┌──

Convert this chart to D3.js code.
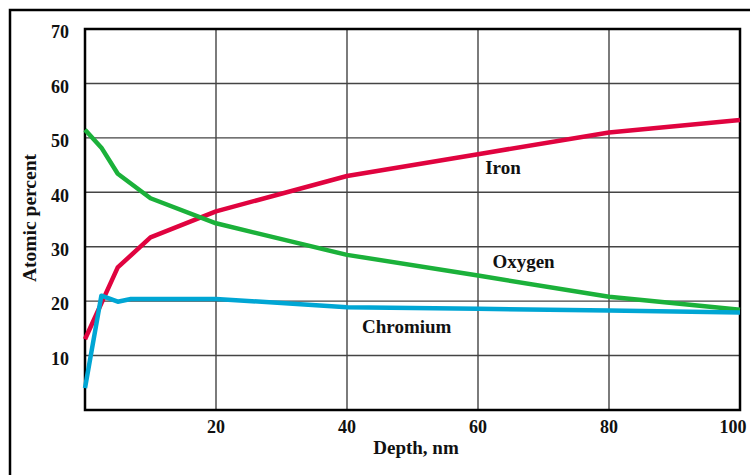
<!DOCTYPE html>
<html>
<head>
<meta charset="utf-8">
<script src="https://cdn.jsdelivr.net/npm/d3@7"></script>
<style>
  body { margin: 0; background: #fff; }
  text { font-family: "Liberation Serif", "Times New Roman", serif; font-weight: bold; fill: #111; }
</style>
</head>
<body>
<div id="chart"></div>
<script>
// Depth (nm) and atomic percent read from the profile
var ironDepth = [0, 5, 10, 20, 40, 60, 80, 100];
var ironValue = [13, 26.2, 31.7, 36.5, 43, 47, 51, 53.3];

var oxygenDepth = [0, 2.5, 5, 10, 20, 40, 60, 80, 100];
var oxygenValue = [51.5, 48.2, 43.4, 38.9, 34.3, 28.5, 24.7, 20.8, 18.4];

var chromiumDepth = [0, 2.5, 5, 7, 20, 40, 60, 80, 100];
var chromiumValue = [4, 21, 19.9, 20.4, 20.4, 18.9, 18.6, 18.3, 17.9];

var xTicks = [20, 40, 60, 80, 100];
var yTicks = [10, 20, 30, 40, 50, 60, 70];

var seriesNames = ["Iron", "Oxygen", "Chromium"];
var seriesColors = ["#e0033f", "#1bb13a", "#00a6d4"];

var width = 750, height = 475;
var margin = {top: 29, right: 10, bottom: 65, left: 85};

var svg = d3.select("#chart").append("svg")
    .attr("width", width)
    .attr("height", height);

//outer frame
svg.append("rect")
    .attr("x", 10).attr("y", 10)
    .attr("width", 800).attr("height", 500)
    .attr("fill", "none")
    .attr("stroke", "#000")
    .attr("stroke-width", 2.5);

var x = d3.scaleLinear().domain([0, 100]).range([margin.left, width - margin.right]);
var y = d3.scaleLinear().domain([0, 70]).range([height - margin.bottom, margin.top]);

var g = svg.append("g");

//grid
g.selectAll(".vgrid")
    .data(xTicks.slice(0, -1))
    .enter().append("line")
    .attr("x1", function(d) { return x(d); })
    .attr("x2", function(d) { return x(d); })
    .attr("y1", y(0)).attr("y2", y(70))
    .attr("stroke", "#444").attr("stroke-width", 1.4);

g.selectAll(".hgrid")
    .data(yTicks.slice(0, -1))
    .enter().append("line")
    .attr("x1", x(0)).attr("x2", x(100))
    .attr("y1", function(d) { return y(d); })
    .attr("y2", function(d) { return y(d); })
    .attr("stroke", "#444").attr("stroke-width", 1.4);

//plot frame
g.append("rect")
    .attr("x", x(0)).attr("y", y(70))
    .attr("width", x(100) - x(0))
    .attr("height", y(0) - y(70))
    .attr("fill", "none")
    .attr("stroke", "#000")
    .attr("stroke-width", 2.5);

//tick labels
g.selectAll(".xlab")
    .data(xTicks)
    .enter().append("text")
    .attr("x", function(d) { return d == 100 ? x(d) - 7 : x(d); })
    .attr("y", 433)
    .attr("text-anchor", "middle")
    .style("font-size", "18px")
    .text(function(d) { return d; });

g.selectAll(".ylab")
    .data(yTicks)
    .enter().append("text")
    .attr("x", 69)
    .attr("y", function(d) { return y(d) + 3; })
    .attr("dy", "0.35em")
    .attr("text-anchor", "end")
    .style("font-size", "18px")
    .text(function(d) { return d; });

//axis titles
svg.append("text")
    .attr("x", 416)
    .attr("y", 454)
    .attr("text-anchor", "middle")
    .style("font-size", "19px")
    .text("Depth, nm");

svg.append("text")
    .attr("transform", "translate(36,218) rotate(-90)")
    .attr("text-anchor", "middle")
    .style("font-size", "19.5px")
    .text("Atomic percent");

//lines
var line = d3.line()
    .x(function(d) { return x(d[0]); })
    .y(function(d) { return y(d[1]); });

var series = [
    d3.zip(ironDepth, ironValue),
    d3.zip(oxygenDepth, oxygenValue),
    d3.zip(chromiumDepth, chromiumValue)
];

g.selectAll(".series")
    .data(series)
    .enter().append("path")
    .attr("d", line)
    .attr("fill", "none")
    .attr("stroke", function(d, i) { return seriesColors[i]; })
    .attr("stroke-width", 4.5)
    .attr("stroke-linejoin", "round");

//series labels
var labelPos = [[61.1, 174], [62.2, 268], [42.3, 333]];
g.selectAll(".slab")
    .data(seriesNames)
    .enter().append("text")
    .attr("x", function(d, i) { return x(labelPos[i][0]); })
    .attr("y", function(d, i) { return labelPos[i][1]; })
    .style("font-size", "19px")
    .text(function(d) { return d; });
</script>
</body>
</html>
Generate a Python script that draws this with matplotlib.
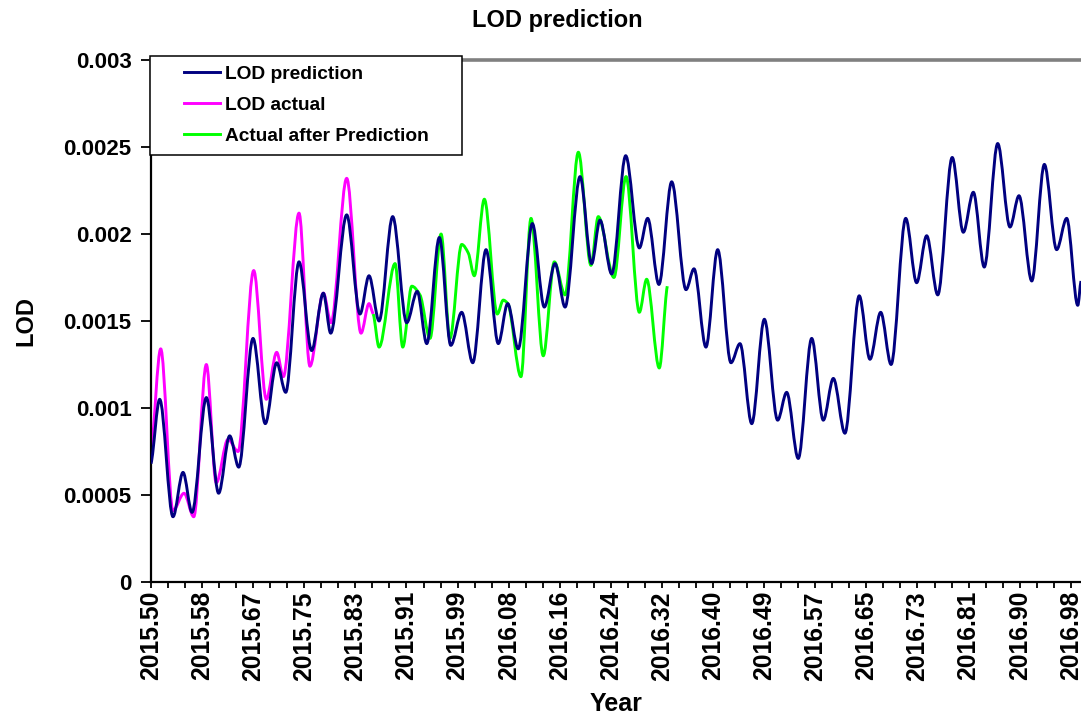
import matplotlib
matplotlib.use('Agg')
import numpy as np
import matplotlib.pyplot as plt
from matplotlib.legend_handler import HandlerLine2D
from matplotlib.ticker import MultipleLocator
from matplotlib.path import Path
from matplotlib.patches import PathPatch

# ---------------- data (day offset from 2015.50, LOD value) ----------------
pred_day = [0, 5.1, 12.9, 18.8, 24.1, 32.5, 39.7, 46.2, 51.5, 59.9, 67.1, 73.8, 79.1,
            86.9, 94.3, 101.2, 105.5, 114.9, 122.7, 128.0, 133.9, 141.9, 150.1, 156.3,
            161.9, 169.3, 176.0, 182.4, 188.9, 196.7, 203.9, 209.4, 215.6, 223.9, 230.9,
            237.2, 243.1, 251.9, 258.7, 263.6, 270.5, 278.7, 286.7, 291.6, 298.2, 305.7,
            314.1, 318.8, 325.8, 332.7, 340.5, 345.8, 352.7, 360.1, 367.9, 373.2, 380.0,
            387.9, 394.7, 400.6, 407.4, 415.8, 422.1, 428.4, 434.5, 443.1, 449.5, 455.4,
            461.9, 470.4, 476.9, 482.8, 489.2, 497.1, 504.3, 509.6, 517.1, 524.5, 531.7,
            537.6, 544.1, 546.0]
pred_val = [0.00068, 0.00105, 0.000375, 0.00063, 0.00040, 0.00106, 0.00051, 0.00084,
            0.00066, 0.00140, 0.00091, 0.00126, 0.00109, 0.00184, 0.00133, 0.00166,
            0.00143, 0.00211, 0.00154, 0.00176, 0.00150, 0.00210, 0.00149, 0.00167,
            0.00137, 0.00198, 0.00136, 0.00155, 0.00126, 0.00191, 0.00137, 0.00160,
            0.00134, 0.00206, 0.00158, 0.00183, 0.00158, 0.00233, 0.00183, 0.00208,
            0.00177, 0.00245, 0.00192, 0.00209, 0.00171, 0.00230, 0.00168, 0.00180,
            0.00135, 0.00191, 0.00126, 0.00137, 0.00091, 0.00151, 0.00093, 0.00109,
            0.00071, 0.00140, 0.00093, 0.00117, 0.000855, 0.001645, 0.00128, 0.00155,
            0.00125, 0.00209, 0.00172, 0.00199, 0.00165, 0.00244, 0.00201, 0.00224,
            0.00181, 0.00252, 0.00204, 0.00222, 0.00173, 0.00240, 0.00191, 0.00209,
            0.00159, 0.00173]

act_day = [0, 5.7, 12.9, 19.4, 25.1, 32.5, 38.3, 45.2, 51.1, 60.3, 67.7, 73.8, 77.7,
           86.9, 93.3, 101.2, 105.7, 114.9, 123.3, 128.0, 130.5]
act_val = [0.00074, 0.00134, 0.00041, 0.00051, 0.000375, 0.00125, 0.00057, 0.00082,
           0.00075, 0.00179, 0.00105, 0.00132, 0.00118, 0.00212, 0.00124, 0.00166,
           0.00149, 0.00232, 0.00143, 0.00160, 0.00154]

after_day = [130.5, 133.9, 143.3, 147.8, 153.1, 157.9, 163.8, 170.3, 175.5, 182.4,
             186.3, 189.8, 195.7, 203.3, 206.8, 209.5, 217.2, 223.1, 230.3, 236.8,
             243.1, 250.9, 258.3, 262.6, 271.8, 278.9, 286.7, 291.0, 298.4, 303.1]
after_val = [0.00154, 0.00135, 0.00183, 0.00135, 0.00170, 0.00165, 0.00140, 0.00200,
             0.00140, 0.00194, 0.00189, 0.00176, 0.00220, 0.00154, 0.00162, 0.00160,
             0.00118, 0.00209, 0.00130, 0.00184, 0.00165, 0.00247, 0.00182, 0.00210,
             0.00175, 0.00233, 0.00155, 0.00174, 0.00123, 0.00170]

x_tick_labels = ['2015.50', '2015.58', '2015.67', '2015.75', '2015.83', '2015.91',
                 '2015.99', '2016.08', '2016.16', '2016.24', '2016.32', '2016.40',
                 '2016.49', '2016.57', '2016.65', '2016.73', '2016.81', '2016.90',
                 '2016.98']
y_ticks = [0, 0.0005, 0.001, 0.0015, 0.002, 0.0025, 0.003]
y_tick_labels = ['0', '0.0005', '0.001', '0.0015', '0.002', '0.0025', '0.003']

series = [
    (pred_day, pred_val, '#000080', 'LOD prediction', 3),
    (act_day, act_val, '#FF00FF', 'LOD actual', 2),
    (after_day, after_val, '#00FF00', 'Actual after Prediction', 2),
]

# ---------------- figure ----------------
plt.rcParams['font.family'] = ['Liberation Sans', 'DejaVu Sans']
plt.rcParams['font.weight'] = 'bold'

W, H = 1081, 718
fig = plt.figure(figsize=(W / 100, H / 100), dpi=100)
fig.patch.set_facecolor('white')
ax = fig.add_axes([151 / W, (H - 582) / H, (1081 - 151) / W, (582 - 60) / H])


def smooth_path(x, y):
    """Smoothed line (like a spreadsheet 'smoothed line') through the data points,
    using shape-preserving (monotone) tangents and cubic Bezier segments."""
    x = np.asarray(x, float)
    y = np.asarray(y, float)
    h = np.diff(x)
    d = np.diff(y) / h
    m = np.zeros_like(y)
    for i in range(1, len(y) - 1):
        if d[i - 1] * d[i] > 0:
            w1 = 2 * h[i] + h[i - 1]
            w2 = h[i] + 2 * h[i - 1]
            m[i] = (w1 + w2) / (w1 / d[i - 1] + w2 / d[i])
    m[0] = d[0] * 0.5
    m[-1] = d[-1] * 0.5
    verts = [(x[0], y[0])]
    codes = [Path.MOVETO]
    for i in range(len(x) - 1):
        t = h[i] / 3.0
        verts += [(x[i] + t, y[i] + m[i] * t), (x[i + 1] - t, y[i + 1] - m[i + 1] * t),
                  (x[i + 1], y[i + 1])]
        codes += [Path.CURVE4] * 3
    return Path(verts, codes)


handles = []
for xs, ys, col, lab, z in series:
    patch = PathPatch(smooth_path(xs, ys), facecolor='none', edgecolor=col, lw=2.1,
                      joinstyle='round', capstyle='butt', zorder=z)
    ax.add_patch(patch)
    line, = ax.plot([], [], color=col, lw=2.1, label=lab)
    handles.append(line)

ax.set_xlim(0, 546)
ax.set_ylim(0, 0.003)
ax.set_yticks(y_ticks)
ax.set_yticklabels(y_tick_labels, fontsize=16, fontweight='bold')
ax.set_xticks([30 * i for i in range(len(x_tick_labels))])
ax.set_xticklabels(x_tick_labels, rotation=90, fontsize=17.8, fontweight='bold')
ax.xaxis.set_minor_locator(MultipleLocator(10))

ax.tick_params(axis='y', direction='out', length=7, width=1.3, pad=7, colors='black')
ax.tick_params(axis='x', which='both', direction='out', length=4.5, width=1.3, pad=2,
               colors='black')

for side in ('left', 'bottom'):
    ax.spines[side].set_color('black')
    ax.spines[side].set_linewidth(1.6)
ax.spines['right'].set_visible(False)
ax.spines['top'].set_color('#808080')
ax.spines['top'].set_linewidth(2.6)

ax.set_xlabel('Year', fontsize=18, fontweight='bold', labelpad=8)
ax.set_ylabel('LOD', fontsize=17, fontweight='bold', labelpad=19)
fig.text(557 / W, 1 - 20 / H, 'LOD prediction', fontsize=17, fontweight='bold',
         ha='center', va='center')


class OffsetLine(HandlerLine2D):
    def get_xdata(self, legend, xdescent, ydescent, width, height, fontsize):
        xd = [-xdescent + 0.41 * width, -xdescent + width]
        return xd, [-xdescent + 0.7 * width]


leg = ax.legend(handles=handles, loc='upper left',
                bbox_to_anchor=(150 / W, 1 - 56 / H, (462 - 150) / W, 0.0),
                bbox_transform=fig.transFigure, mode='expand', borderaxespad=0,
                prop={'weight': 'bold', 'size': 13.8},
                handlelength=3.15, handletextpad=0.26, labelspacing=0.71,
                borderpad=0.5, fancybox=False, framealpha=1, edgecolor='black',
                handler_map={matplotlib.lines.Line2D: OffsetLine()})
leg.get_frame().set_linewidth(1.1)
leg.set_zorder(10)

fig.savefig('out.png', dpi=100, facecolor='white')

└──
┌──

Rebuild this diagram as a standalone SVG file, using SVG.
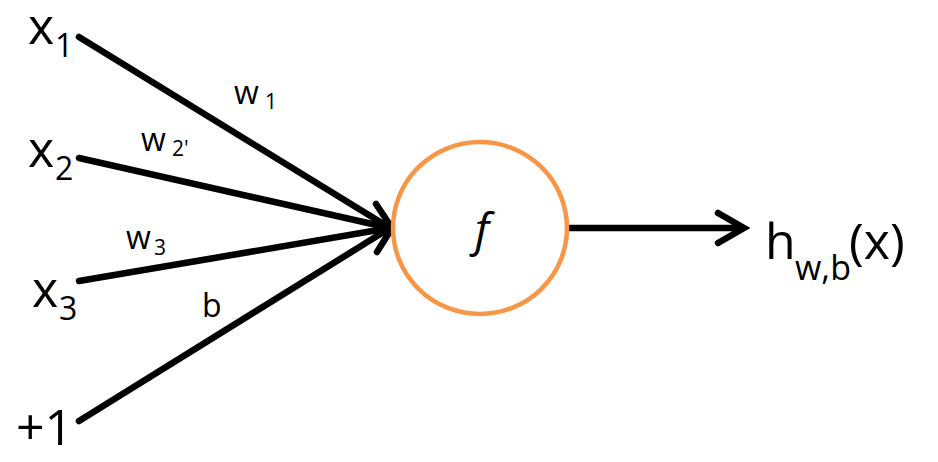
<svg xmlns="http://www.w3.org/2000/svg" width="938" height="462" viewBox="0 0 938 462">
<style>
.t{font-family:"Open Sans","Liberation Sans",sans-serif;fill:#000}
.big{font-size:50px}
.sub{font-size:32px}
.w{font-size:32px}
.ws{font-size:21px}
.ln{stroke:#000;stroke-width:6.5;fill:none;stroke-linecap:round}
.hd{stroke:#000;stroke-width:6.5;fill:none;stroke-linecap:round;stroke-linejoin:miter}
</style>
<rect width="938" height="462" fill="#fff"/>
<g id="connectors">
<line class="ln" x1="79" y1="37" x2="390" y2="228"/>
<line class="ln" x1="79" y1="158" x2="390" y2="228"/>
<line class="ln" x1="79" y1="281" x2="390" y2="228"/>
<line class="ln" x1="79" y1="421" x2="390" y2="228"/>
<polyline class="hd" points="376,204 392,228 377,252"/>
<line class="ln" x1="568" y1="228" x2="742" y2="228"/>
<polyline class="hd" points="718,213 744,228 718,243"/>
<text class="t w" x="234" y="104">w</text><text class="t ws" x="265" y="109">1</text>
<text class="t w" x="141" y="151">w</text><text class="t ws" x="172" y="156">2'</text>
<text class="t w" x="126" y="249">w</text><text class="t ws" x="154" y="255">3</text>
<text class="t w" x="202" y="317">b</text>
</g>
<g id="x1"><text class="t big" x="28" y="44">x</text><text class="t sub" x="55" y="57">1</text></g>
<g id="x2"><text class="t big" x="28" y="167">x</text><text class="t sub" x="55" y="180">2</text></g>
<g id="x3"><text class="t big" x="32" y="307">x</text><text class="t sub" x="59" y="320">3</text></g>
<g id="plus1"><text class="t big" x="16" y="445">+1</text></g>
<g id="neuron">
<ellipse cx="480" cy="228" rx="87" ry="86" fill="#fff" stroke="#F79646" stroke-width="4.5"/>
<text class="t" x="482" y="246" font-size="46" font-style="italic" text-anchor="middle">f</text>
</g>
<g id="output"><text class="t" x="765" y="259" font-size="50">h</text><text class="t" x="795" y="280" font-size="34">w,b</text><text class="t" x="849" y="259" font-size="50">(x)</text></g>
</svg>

└──

### WHAT NEEDS TO BE DONE
Filter the entries down to the lines containing "this". Copy each of those lines.

### EXPECTED OUTPUT
Convert this chart to D3.js code.
Generate a Python script that draws this with matplotlib.
Rebuild this diagram as a standalone SVG file, using SVG.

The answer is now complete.